Thursday, November 26, 2015

The First Thanksgiving

Sarah Josepha Hale was for 40 years the editrix of Godey's Lady's Book, the most influential periodical in 19th century America. Hale was born in New Hampshire, and though she eventually moved to Philadelphia to edit Godey's, she remained a typical New Englander in two respects: first, she was an American nationalist; and second, she was fervently opposed to slavery.

In antebellum America, being an American nationalist meant being opposed to people who put local or sectional loyalty above loyalty to the country as a whole. This put Hale firmly in opposition to Southerners who constantly threatened to secede from the United States to protect the institution of slavery. One of the ways Hale sought to promote American nationalism was to agitate for the adoption of Thanksgiving, the traditional annual New England harvest festival, as a national holiday. At the time, there were only two uniquely American national holidays: Washington's Birthday on February 22, and Independence Day on July 4.

Hale contacted successive presidents from Zachery Taylor onwards, urging them to make Thanksgiving a national holiday, but it wasn't until 1863 that her campaign came to fruition. By then, Southern slaveowners had finally carried out their threat to secede, driving the country into civil war.
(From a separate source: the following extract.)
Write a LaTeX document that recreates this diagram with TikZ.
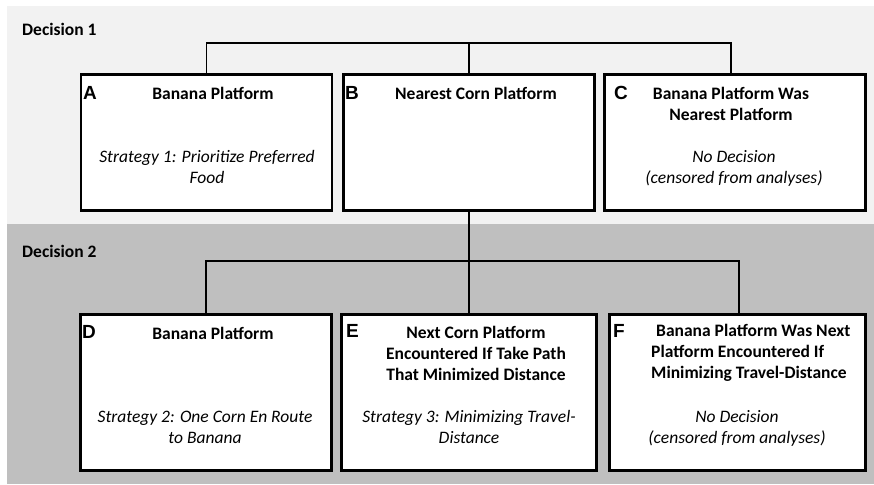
\documentclass[tikz,border=0pt]{standalone}
\usepackage{fontspec}
\setmainfont{Carlito}
\newfontfamily\letterfont{Liberation Sans}
\definecolor{lightbg}{HTML}{F2F2F2}
\definecolor{darkbg}{HTML}{BFBFBF}
\tikzset{
  box/.style={draw=black, line width=2.6pt, fill=white, rectangle, inner sep=0pt},
  conn/.style={draw=black, line width=1.7pt},
  title/.style={font=\fontsize{17.5}{21}\selectfont\bfseries, align=center, inner sep=0pt},
  body/.style={font=\fontsize{17.5}{21}\selectfont\itshape, align=center, inner sep=0pt},
  letter/.style={font=\letterfont\bfseries\fontsize{19}{22}\selectfont, anchor=west, inner sep=0pt},
  decision/.style={font=\fontsize{17.5}{21}\selectfont\bfseries, anchor=west, inner sep=0pt}
}
\begin{document}
\begin{tikzpicture}[x=1pt, y=-1pt]
\useasboundingbox (0,0) rectangle (874,484);
\fill[lightbg] (7,6) rectangle (874,224);
\fill[darkbg] (7,224) rectangle (874,484);

\node[decision] (d1) at (22,29) {Decision 1};
\node[decision] (d2) at (22,251) {Decision 2};

% row 1 boxes
\node[box, minimum width=251pt, minimum height=136pt] (A) at (206.5,142.5) {};
\node[box, minimum width=251pt, minimum height=136pt] (B) at (469,142.5) {};
\node[box, minimum width=261pt, minimum height=136pt] (C) at (735,142.5) {};
% row 2 boxes
\node[box, minimum width=251pt, minimum height=156pt] (D) at (206,392.5) {};
\node[box, minimum width=255pt, minimum height=156pt] (E) at (469,392.5) {};
\node[box, minimum width=256pt, minimum height=156pt] (F) at (737.5,392.5) {};

% connectors
\coordinate (j1) at (469,43);
\coordinate (c1) at (731,43);
\coordinate (j2) at (469,261);
\coordinate (f1) at (739,261);
\draw[conn] (A.north) -- (A.north |- j1) -- (c1) -- (c1 |- C.north);
\draw[conn] (B.north) -- (j1);
\draw[conn] (B.south) -- (E.north);
\draw[conn] (D.north) -- (D.north |- j2) -- (f1) -- (f1 |- F.north);

% letters
\node[letter] (la) at (83,93) {A};
\node[letter] (lb) at (345,93) {B};
\node[letter] (lc) at (614,93) {C};
\node[letter] (ld) at (82,332) {D};
\node[letter] (le) at (346,331) {E};
\node[letter] (lf) at (613,331) {F};

% texts row 1
\node[title] (ta) at (213,93) {Banana Platform};
\node[body] (sa) at (207,167) {Strategy 1: Prioritize Preferred\\Food};
\node[title] (tb) at (476,93) {Nearest Corn Platform};
\node[title] (tc) at (731,104) {Banana Platform Was\\Nearest Platform};
\node[body] (sc) at (734,168) {No Decision\\(censored from analyses)};

% texts row 2
\node[title] (td) at (213,333) {Banana Platform};
\node[body] (sd) at (205,427) {Strategy 2: One Corn En Route\\to Banana};
\node[title] (te) at (476,353) {Next Corn Platform\\Encountered If Take Path\\That Minimized Distance};
\node[body] (se) at (469,427) {Strategy 3: Minimizing Travel-\\Distance};
\node[title, align=left, anchor=west] (tf) at (651,353) {\hspace{5pt}Banana Platform Was Next\\Platform Encountered If\\Minimizing Travel-Distance};
\node[body] (sf) at (737,428) {No Decision\\(censored from analyses)};
\end{tikzpicture}
\end{document}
President Abraham Lincoln had issued the Emancipation Proclamation at the beginning of the year, and as U.S. forces advanced into rebellious areas of the country, any slaves they encountered were automatically freed. Inevitably, by the time the slaveowners' rebellion was finally put down, slavery would be a dying institution in the United States, and the chief mainstay of sectionalism would be gone. The time was ripe for the promotion of a new national American identity, and so Lincoln accepted Hale's proposed new national holiday. On October 3, Lincoln issued a proclamation establishing a national day of Thanksgiving on the last Thursday in November. The holiday became permanently established, always by presidential proclamation, and always on the last Thursday in November.

In the late 19th century, as European immigration steadily increased, the Thanksgiving holiday was adapted to the program of assimilating the new arrivals. In an echo of Hale's New England origins, the holiday was associated with the first harvest feast given by the Pilgrim settlers in Plymouth Plantation in the fall of 1621, and that association has continued ever since. The New England setting helped ground the immigrants and their children in the early history of their new country (and also served to de-emphasize the older slave-based Jamestown settlement).

In 1939, the Thanksgiving holiday was repurposed again by President Franklin Roosevelt, who attempted to move it back one week to the next-to-the-last Thursday in November in order to lengthen the holiday shopping season, and thus act as an economic stimulus. A tug-of-war between Roosevelt and Congressional Republicans over the date of Thanksgiving went on for two years, until Congress officially established the date as the fourth Thursday of November in December 1941. Since then, Thanksgiving has combined all three functions: as a national holiday, as a commemoration of the 1621 Plymouth harvest feast, and as the start of the national end-of-the-year holiday shopping spree.